The semicircle with centre $O$ and the diameter $AC$ is divided in two arcs $AB$ and $BC$ with ratio $1: 3$. $M$ is the midpoint of the radium $OC$. Let $T$ be the point of arc $BC$ such that the area of the cuadrylateral $OBTM$ is maximum.
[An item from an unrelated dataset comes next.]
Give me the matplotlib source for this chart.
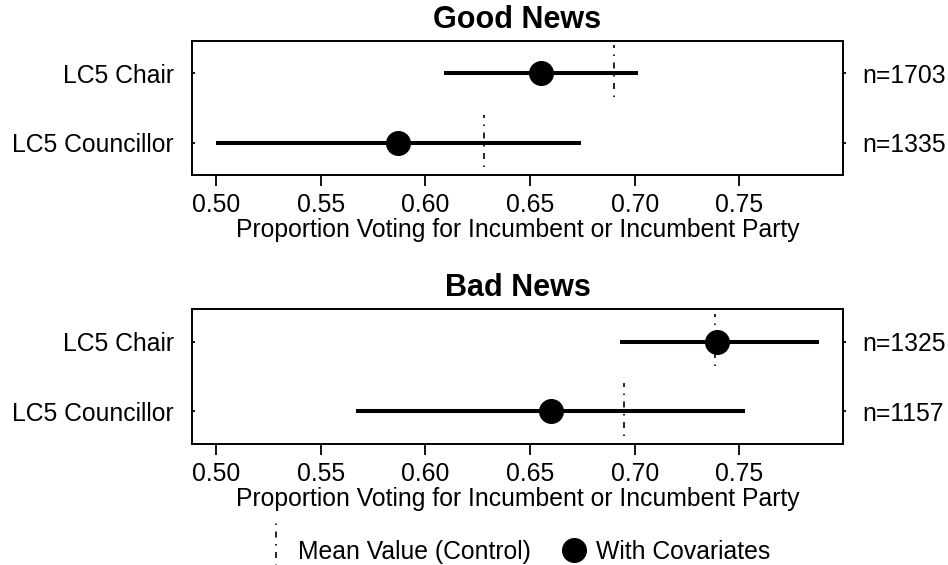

Find such area in fuction of the radium.
$[OBTM]=[OBM]+[MBT]$
$[OBM]$ is always fixed it is not dependent on point $T$.
Draw altitude $TH$ of $\triangle MBT$
$\displaystyle [MBT]=\frac{1}{2} (BM)(TH)$
If we choose $T$ such that $TH$ is a maximum, $O$, $H$, and $T$ are collinear, meaning that the tangent line containing $T$ is perpendicular to $TH$ and parallel to $BM$. This is because if we extend $BM$ past $M$ to meet circle $O$ at point $D$, the $T$ that maximizes the height of $\triangle MBT$ bisects arc $BD$.
Now $[OBTM]$ can be expressed as $[OBTM]=\frac{1}{2}[BM][OT]$, since the diagonals are perpendicular.
Using Pythagoras,
$[OBTM]=\frac{1}{2}\left(r\frac{\sqrt{5+2\sqrt{2}}}{2}\right)\left(r\right)=\frac{\sqrt{5+2\sqrt{2}}}{4}r^2$